In believing so, we’ve opened the door to the pursuit of all kinds of idols to serve as substitutes for the true God we rejected.

3 reasons we make idols

Wright gives further help from the Old Testament accounts, identifying three common categories of idol-making. If we can better identify the idols we are making, we are better able to reject them as fallacies.

First, like the ancient Israelites and other peoples of long ago, we continue to make idols out of the things that impress us.

We can be awed by things in this world. God created the world to be a place of blessing and wonder for us to enjoy. The sun, moon, and stars, mountains, rivers, oceans, and animals all have the ability to take our breath away. It’s been said that creation is God’s first book of revelation. The Bible says that “the heavens declare the glory of God” (Psalm 19:1).

Additionally, the abilities of Olympic athletes, musicians, politicians, and business tycoons keep us amazed. But sometimes we choose to worship that which wows us in place of worshipping the God who created all these wonderful things.

Romans 1:22–23 says that we make a foolish exchange. We replace worshipping the Creator with the impressive stuff he created: “Claiming to be wise, they became fools and exchanged the glory of the immortal God for images resembling mortal man, birds, four-footed animals, and reptiles” (NLT).

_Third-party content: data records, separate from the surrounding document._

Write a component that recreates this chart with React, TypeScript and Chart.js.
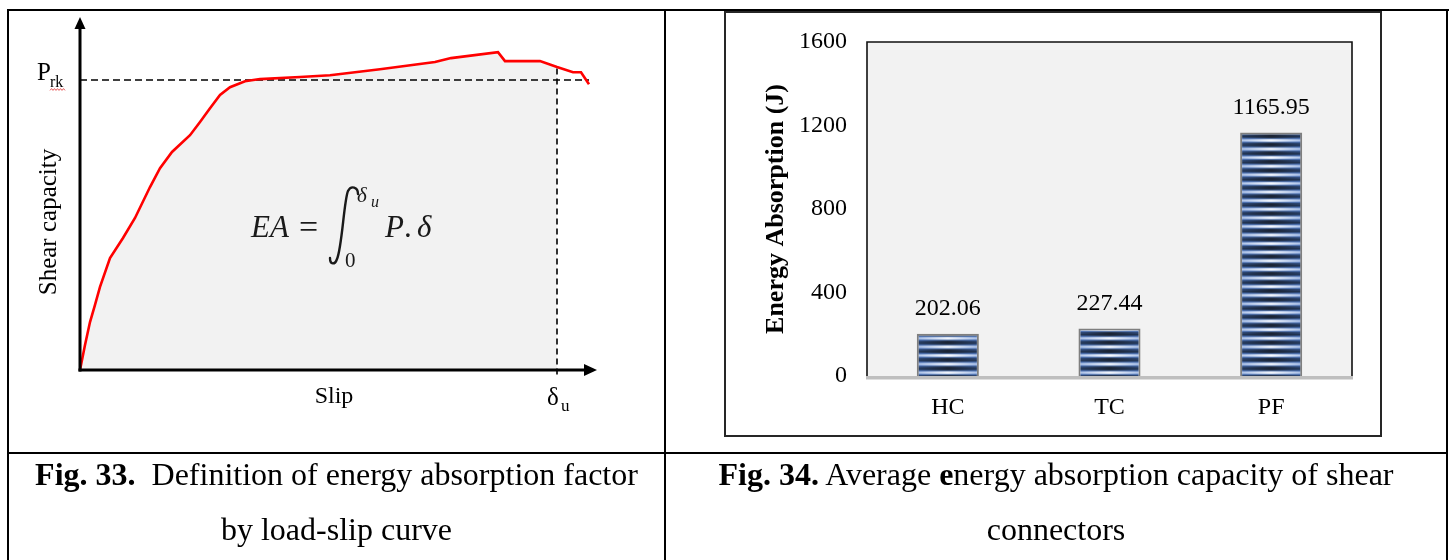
import React, { useEffect, useRef } from 'react';
import { Chart, registerables } from 'chart.js';

Chart.register(...registerables);

const SERIF = "'Liberation Serif', 'Times New Roman', serif";

// ---- Fig. 33: load-slip sketch (arbitrary units) ----
const SLIP = [0, 0.5, 1.0, 1.5, 2.0, 3.0, 4.3, 5.5, 7.0, 8.0, 9.2, 11.0, 12.0, 13.0, 14.0, 15.0, 16.5, 18.0, 22.0, 25.0, 30.0, 35.5, 37.1, 41.8, 42.5, 46.0, 47.7, 49.3, 50.1, 50.9];
const LOAD = [0, 8.3, 16.0, 21.7, 27.7, 37.3, 44.0, 50.7, 61.0, 67.3, 72.7, 78.3, 82.7, 87.3, 91.7, 94.3, 96.3, 97.0, 97.7, 98.3, 100.3, 102.7, 104.0, 106.0, 103.0, 103.0, 101.0, 99.3, 99.3, 95.3];
const P_RK = 96.7;
const DELTA_U = 47.7;
const SLIP_MAX = 51.7;
const LOAD_MAX = 117.7;

// ---- Fig. 34: average energy absorption ----
const CATEGORIES = ['HC', 'TC', 'PF'];
const ENERGY = [202.06, 227.44, 1165.95];
const Y_TICKS = [0, 400, 800, 1200, 1600];

// stripe look of the bars: [edge colour, centre colour] per pixel row
const STRIPE_ROWS: [string, string][] = [
  ['#2b4470', '#1a2231'],
  ['#223655', '#1b2434'],
  ['#2e4a7a', '#212d41'],
  ['#4a6fb0', '#4d6793'],
  ['#86a3d6', '#d0dcf0'],
  ['#b0c5ea', '#fbfcff'],
  ['#86a3d6', '#d6e1f3'],
  ['#4a6fb0', '#56719f'],
  ['#2e4a7a', '#233044'],
];

const stripeCache: Record<number, HTMLCanvasElement> = {};
function makeStripes(w: number): HTMLCanvasElement {
  const W = Math.max(1, Math.round(w));
  if (stripeCache[W]) return stripeCache[W];
  const c = document.createElement('canvas');
  c.width = W;
  c.height = STRIPE_ROWS.length;
  const g = c.getContext('2d')!;
  STRIPE_ROWS.forEach(([edge, mid], r) => {
    const gr = g.createLinearGradient(0, 0, W, 0);
    gr.addColorStop(0, edge);
    gr.addColorStop(0.5, mid);
    gr.addColorStop(1, edge);
    g.fillStyle = gr;
    g.fillRect(0, r, W, 1);
  });
  stripeCache[W] = c;
  return c;
}

const OX = 9;
const OY = 11;

function LoadSlipChart() {
  const ref = useRef<HTMLCanvasElement>(null);
  useEffect(() => {
    const canvas = ref.current!;
    const curve = SLIP.map((x, i) => ({ x, y: LOAD[i] }));
    const filled = curve.filter((p) => p.x <= DELTA_U);
    const prkLine = [{ x: 0, y: P_RK }, { x: SLIP[SLIP.length - 1], y: P_RK }];
    const duLine = [{ x: DELTA_U, y: -1.5 }, { x: DELTA_U, y: LOAD[SLIP.indexOf(DELTA_U)] }];

    const annot = {
      id: 'annot',
      afterDatasetsDraw(chart: any) {
        const { ctx, scales } = chart;
        const xs = scales.x;
        const ys = scales.y;
        const x0 = xs.getPixelForValue(0);
        const y0 = ys.getPixelForValue(0);
        const xEnd = xs.getPixelForValue(SLIP_MAX);
        const yEnd = ys.getPixelForValue(LOAD_MAX);
        ctx.save();
        ctx.strokeStyle = '#000';
        ctx.fillStyle = '#000';
        ctx.lineWidth = 3;
        // y axis with arrow
        ctx.beginPath();
        ctx.moveTo(x0, y0 + 1.5);
        ctx.lineTo(x0, yEnd + 10);
        ctx.stroke();
        ctx.beginPath();
        ctx.moveTo(x0, yEnd);
        ctx.lineTo(x0 - 5.5, yEnd + 12);
        ctx.lineTo(x0 + 5.5, yEnd + 12);
        ctx.closePath();
        ctx.fill();
        // x axis with arrow
        ctx.beginPath();
        ctx.moveTo(x0 - 1.5, y0);
        ctx.lineTo(xEnd - 10, y0);
        ctx.stroke();
        ctx.beginPath();
        ctx.moveTo(xEnd, y0);
        ctx.lineTo(xEnd - 13, y0 - 6);
        ctx.lineTo(xEnd - 13, y0 + 6);
        ctx.closePath();
        ctx.fill();

        // text, given in page coordinates
        ctx.translate(-OX, -OY);
        const txt = (s: string, x: number, y: number, font: string, align: CanvasTextAlign = 'left') => {
          ctx.font = font;
          ctx.textAlign = align;
          ctx.textBaseline = 'alphabetic';
          ctx.fillText(s, x, y);
        };
        // P_rk
        txt('P', 37, 80, `25px ${SERIF}`);
        txt('rk', 50, 87, `16px ${SERIF}`);
        ctx.strokeStyle = '#e03030';
        ctx.lineWidth = 0.8;
        ctx.beginPath();
        for (let x = 50; x <= 66; x += 1.5) {
          const y = 89.5 + (Math.round(x / 1.5) % 2 === 0 ? -0.9 : 0.9);
          if (x === 50) ctx.moveTo(x, y);
          else ctx.lineTo(x, y);
        }
        ctx.stroke();

        // Shear capacity (rotated)
        ctx.save();
        ctx.translate(49, 222);
        ctx.rotate(-Math.PI / 2);
        ctx.font = `25px ${SERIF}`;
        ctx.textAlign = 'center';
        ctx.textBaseline = 'middle';
        ctx.fillText('Shear capacity', 0, 0);
        ctx.restore();

        // Slip and delta_u
        txt('Slip', 334, 403, `24px ${SERIF}`, 'center');
        txt('\u03b4', 547, 405, `25px ${SERIF}`);
        txt('u', 561, 411, `17px ${SERIF}`);

        // formula  EA = ∫0^δu P. δ
        ctx.fillStyle = '#1a1a1a';
        txt('EA', 251, 237, `italic 31px ${SERIF}`);
        txt('=', 299, 238, `34px ${SERIF}`);
        ctx.strokeStyle = '#1a1a1a';
        ctx.lineWidth = 2.4;
        ctx.lineCap = 'round';
        ctx.beginPath();
        ctx.moveTo(358, 194);
        ctx.bezierCurveTo(358, 187, 351, 185, 348, 191);
        ctx.bezierCurveTo(344, 200, 342, 248, 337, 259);
        ctx.bezierCurveTo(335, 265, 330, 265, 330, 258);
        ctx.stroke();
        txt('\u03b4', 357, 202, `italic 21px ${SERIF}`);
        txt('u', 371, 207, `italic 16px ${SERIF}`);
        txt('0', 345, 267, `21px ${SERIF}`);
        txt('P', 385, 237, `italic 31px ${SERIF}`);
        txt('.', 404, 237, `31px ${SERIF}`);
        txt('\u03b4', 417, 237, `italic 31px ${SERIF}`);
        ctx.restore();
      },
    };

    const chart = new Chart(canvas, {
      type: 'line',
      data: {
        datasets: [
          { data: curve, borderColor: '#ff0000', borderWidth: 2.6, pointRadius: 0, fill: false, tension: 0, order: 0, clip: false } as any,
          { data: prkLine, borderColor: '#000', borderWidth: 1.6, borderDash: [7, 4], pointRadius: 0, fill: false, order: 1, clip: false } as any,
          { data: duLine, borderColor: '#000', borderWidth: 1.6, borderDash: [6, 4], pointRadius: 0, fill: false, order: 1, clip: false } as any,
          { data: filled, borderColor: 'transparent', borderWidth: 0, backgroundColor: '#f2f2f2', fill: 'origin', pointRadius: 0, order: 3 } as any,
        ],
      },
      options: {
        responsive: false,
        animation: false,
        events: [],
        layout: { padding: { left: 71, right: 66, top: 6, bottom: 81 } },
        scales: {
          x: { type: 'linear', display: false, min: 0, max: SLIP_MAX },
          y: { type: 'linear', display: false, min: 0, max: LOAD_MAX },
        },
        plugins: { legend: { display: false }, tooltip: { enabled: false } },
      },
      plugins: [annot],
    });
    return () => chart.destroy();
  }, []);
  return (
    <canvas
      ref={ref}
      width={654}
      height={440}
      style={{ position: 'absolute', left: OX, top: OY, width: 654, height: 440 }}
    />
  );
}

const BAR_PCT = 0.384;

function EnergyChart() {
  const ref = useRef<HTMLCanvasElement>(null);
  useEffect(() => {
    const canvas = ref.current!;
    const plotDeco = {
      id: 'plotDeco',
      beforeDraw(chart: any) {
        const { ctx, chartArea: a } = chart;
        ctx.save();
        ctx.fillStyle = '#f2f2f2';
        ctx.fillRect(a.left, a.top, a.right - a.left, a.bottom - a.top);
        ctx.restore();
      },
      beforeDatasetsDraw(chart: any) {
        const { ctx, chartArea: a } = chart;
        ctx.save();
        ctx.strokeStyle = '#111';
        ctx.lineWidth = 1.6;
        ctx.beginPath();
        ctx.moveTo(a.left, a.bottom);
        ctx.lineTo(a.left, a.top);
        ctx.lineTo(a.right, a.top);
        ctx.lineTo(a.right, a.bottom);
        ctx.stroke();
        ctx.restore();
      },
      afterDatasetsDraw(chart: any) {
        const { ctx, chartArea: a } = chart;
        ctx.save();
        ctx.strokeStyle = '#bfbfbf';
        ctx.lineWidth = 3.4;
        ctx.beginPath();
        ctx.moveTo(a.left - 1, a.bottom + 1.7);
        ctx.lineTo(a.right + 1, a.bottom + 1.7);
        ctx.stroke();
        const meta = chart.getDatasetMeta(0);
        ctx.fillStyle = '#000';
        ctx.font = `24px ${SERIF}`;
        ctx.textAlign = 'center';
        ctx.textBaseline = 'middle';
        meta.data.forEach((bar: any, i: number) => {
          ctx.fillText(ENERGY[i].toFixed(2), bar.x, bar.y - 25);
        });
        ctx.restore();
      },
    };

    const chart = new Chart(canvas, {
      type: 'bar',
      data: {
        labels: CATEGORIES,
        datasets: [
          {
            data: ENERGY,
            backgroundColor: (c: any) => {
              const ch = c.chart;
              if (!ch.chartArea || c.dataIndex === undefined) return '#2b4470';
              const xs = ch.scales.x;
              const ys = ch.scales.y;
              const w = (xs.width / CATEGORIES.length) * BAR_PCT;
              const cx = xs.getPixelForValue(c.dataIndex);
              const bottom = ys.getPixelForValue(0);
              const pat = ch.ctx.createPattern(makeStripes(w), 'repeat');
              pat.setTransform(new DOMMatrix([1, 0, 0, 0.956, cx - w / 2, bottom]));
              return pat;
            },
            borderColor: '#7f7f7f',
            borderWidth: 2,
            barPercentage: BAR_PCT,
            categoryPercentage: 1,
          } as any,
        ],
      },
      options: {
        responsive: false,
        animation: false,
        events: [],
        layout: { padding: { left: 0, right: 28, top: 29, bottom: 0 } },
        scales: {
          x: {
            grid: { display: false, drawTicks: false },
            border: { display: false },
            ticks: { color: '#000', font: { family: SERIF, size: 24 }, padding: 17 },
            afterFit: (s: any) => {
              s.height = 59;
            },
          },
          y: {
            min: 0,
            max: 1600,
            grid: { display: false, drawTicks: false },
            border: { display: false },
            ticks: {
              color: '#000',
              font: { family: SERIF, size: 24 },
              padding: 20,
              callback: (v: any) => String(v),
            },
            afterBuildTicks: (s: any) => {
              s.ticks = Y_TICKS.map((v) => ({ value: v }));
            },
            afterFit: (s: any) => {
              s.width = 141;
              s.paddingTop = 0;
              s.paddingBottom = 0;
            },
            title: {
              display: true,
              text: 'Energy Absorption (J)',
              color: '#000',
              font: { family: SERIF, size: 26, weight: 'bold' },
              padding: { top: 35, bottom: 0 },
            },
          },
        },
        plugins: { legend: { display: false }, tooltip: { enabled: false } },
      },
      plugins: [plotDeco],
    });
    return () => chart.destroy();
  }, []);
  return (
    <canvas
      ref={ref}
      width={654}
      height={422}
      style={{ position: 'absolute', left: 726, top: 13, width: 654, height: 422 }}
    />
  );
}

const lineStyle = (left: number, top: number, width: number, height: number): React.CSSProperties => ({
  position: 'absolute',
  left,
  top,
  width,
  height,
  background: '#000',
});

export default function App() {
  const cap: React.CSSProperties = {
    position: 'absolute',
    top: 447,
    textAlign: 'center',
    fontFamily: SERIF,
    fontSize: 32,
    lineHeight: '55px',
    color: '#000',
    whiteSpace: 'pre',
  };
  return (
    <div
      style={{
        position: 'absolute',
        left: 0,
        top: 0,
        width: 1449,
        height: 560,
        background: '#fff',
        overflow: 'hidden',
        fontFamily: SERIF,
      }}
    >
      <LoadSlipChart />
      <div
        style={{
          position: 'absolute',
          left: 724,
          top: 11,
          width: 658,
          height: 426,
          border: '2px solid #262626',
          boxSizing: 'border-box',
        }}
      />
      <EnergyChart />
      <div style={lineStyle(7, 9, 1442, 2)} />
      <div style={lineStyle(7, 9, 2, 551)} />
      <div style={lineStyle(664, 9, 2, 551)} />
      <div style={lineStyle(1446, 9, 2, 551)} />
      <div style={lineStyle(7, 452, 1441, 2)} />
      <div style={{ ...cap, left: 9, width: 655 }}>
        <b>Fig. 33.</b>
        {'  Definition of energy absorption factor'}
        <br />
        by load-slip curve
      </div>
      <div style={{ ...cap, left: 666, width: 780 }}>
        <b>Fig. 34.</b>
        {' Average '}
        <b>e</b>
        {'nergy absorption capacity of shear'}
        <br />
        connectors
      </div>
    </div>
  );
}
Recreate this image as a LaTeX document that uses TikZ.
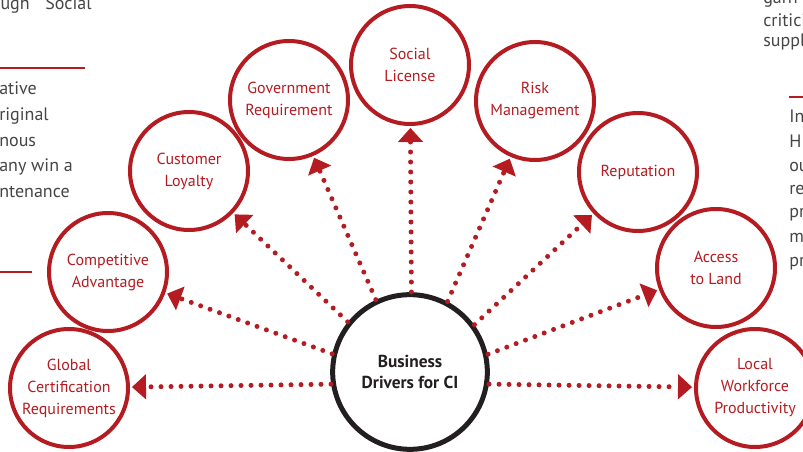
\documentclass[tikz,border=0pt]{standalone}
\usepackage{fontspec}
\setmainfont{PT Sans}
\usetikzlibrary{arrows.meta,calc}
\definecolor{cired}{RGB}{181,28,33}
\definecolor{ciblack}{RGB}{35,31,32}
\definecolor{cigray}{RGB}{70,70,70}
\begin{document}
\begin{tikzpicture}[x=0.75pt,y=-0.75pt,
  driver/.style={circle, draw=cired, line width=3pt, minimum size=88.5pt, inner sep=0pt,
    align=center, text=cired, font=\fontsize{12}{16.5}\selectfont},
  hubnode/.style={circle, draw=ciblack, line width=3.75pt, minimum size=116pt, inner sep=0pt,
    align=center, text=ciblack, font=\bfseries\fontsize{13}{15.75}\selectfont},
  arr/.style={cired, line width=3.75pt, line cap=round, dash pattern=on 0pt off 7.5pt,
    -{Triangle[length=10.5pt,width=19pt,line width=0pt]}},
  frag/.style={text=cigray, font=\fontsize{13.5}{16}\selectfont, inner sep=0pt, anchor=base west},
  rulestyle/.style={cired, line width=0.9pt}]
\useasboundingbox (0,0) rectangle (803,452);
\fill[white] (0,0) rectangle (803,452);

% background text fragments
\node[frag, anchor=base east] (fa) at (30,10) {ough};
\node[frag] (fb) at (45,10) {Social};
\draw[rulestyle] (0,68) -- (85,68);
\node[frag] (fc) at (-1,95) {ative};
\node[frag] (fd) at (-1,121) {riginal};
\node[frag] (fe) at (-1,147) {nous};
\node[frag] (ff) at (-1,172) {any win a};
\node[frag] (fg) at (-1,198) {ntenance};
\draw[rulestyle] (0,272) -- (32,272);

\node[frag] (ga) at (763,4) {garn};
\node[frag] (gb) at (763,27) {critici};
\node[frag] (gc) at (763,47) {suppl};
\draw[rulestyle] (789,97) -- (803,97);
\node[frag] (gd) at (789,123) {In};
\node[frag] (ge) at (789,148) {H};
\node[frag] (gf) at (789,172) {ou};
\node[frag] (gg) at (789,195) {re};
\node[frag] (gh) at (789,218) {pr};
\node[frag] (gi) at (789,243) {m};
\node[frag] (gj) at (789,267) {pr};

% nodes
\node[hubnode] (biz) at (410,372) {Business\\Drivers for CI};
\coordinate (hub) at (412,383);
\node[driver] (glob) at (69,388) {Global\\Certification\\Requirements};
\node[driver] (comp) at (108,272) {Competitive\\Advantage};
\node[driver] (cust) at (189,171) {Customer\\Loyalty};
\node[driver] (gov) at (289,100) {Government\\Requirement};
\node[driver] (soc) at (410,65) {Social\\License};
\node[driver] (risk) at (535,101) {Risk\\Management};
\node[driver] (rep) at (638,172) {Reputation};
\node[driver] (acc) at (716,268) {Access\\to Land};
\node[driver] (loc) at (755,388) {Local\\Workforce\\Productivity};

% connectors
\draw[arr] ($(hub)!60.75pt!(glob)$) -- ($(glob)!47.25pt!(hub)$);
\draw[arr] ($(hub)!63.75pt!(comp)$) -- ($(comp)!47.25pt!(hub)$);
\draw[arr] ($(hub)!66.6pt!(cust)$) -- ($(cust)!47.25pt!(hub)$);
\draw[arr] ($(hub)!68.2pt!(gov)$) -- ($(gov)!47.25pt!(hub)$);
\draw[arr] ($(hub)!68.25pt!(soc)$) -- ($(soc)!47.25pt!(hub)$);
\draw[arr] ($(hub)!66.75pt!(risk)$) -- ($(risk)!47.25pt!(hub)$);
\draw[arr] ($(hub)!64.1pt!(rep)$) -- ($(rep)!47.25pt!(hub)$);
\draw[arr] ($(hub)!61pt!(acc)$) -- ($(acc)!47.25pt!(hub)$);
\draw[arr] ($(hub)!57.8pt!(loc)$) -- ($(loc)!47.25pt!(hub)$);
\end{tikzpicture}
\end{document}
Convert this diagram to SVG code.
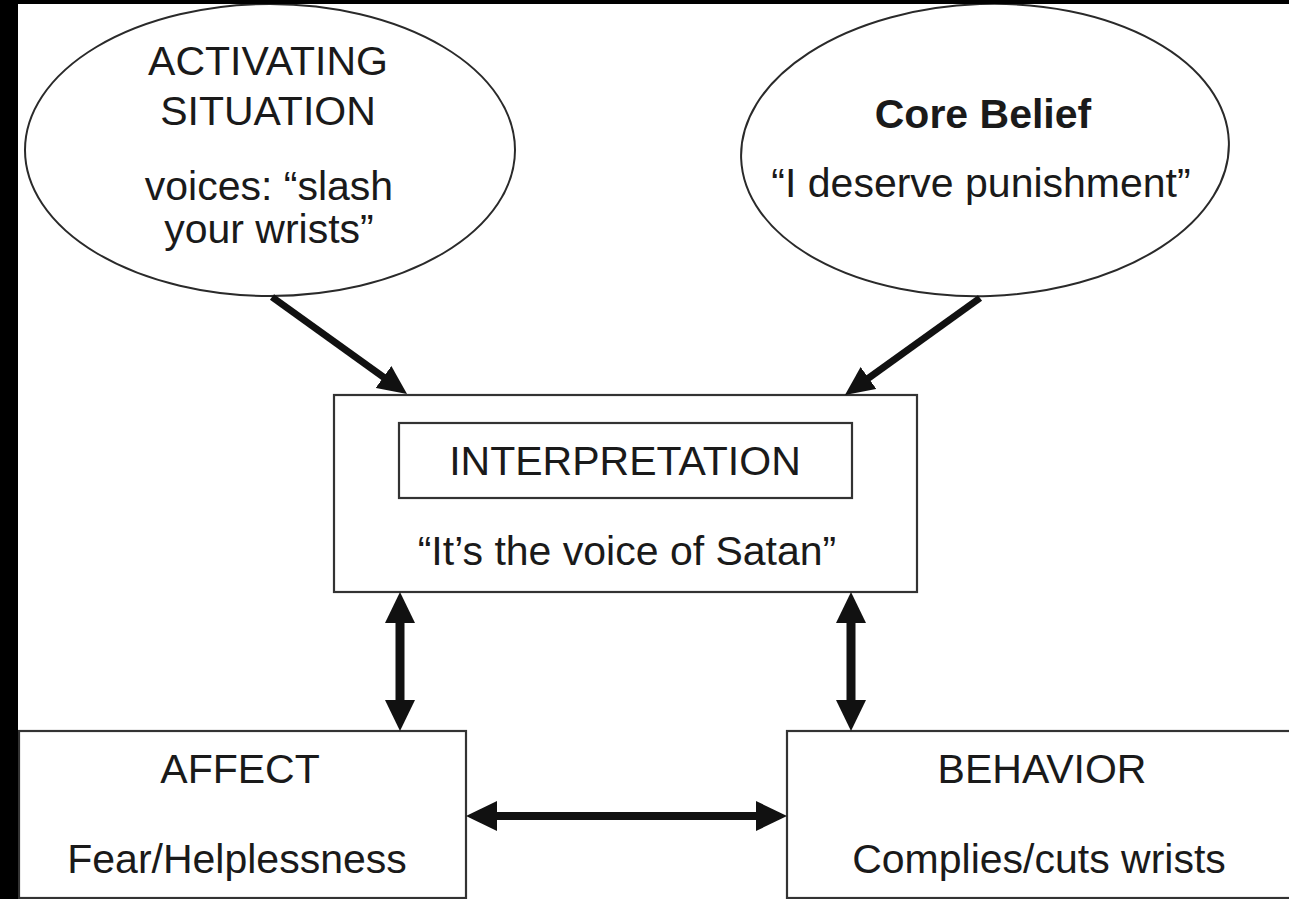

Second, we make idols of the things that scare us.

Sometimes, the same things that amaze us terrify us. The wind becomes a hurricane or a tornado. Rain and rivers produce a flood. A mountain erupts as a volcano. The same fire that warms our homes and cooks our meals devours thousands of acres, homes, and lives.

More personally, those who achieve great goals are discovered to have climbed ladders of abuse by misusing power to stand on the backs of their victims. There are a lot of things to be scared of in this world. Idol worship seeks to keep them at bay.

Third, we sometimes make idols out of the essential things we need.

We are needy creatures. We are sustained and enriched by air, water, food, sleep, sex, and purpose. These things are so important to us daily that our preoccupation with them becomes a temptation to deify them as the ultimate “gods” we need to pursue. See Matthew 6:19–34.

What idols are you serving today?

Wright concludes that there are good reasons to identify and reject idols.

  • Idols diminish the worship we should give to the one true God. If we are worshipping false gods, we are robbing the God of the worship that is rightly his, and he will demand we change.
  • Second, idol worship dehumanizes us. We become what we worship. When we worship false gods, we become less than the holy image-bearers God made us to be.
  • Worshipping and serving idols is always disappointing. This statement is powerful: “It seems we never learn that false gods never fail to fail.” The worship of anything other than God will leave us empty, frustrated, and more fearful.

So what idols, American or otherwise, might you be serving?

What or who is tempting you away from full devotion to Christ Jesus, the King of kings and Lord of lords, who alone created you, sustains you, and died on a cross to redeem you?

Is there anything keeping you from your first love for him today?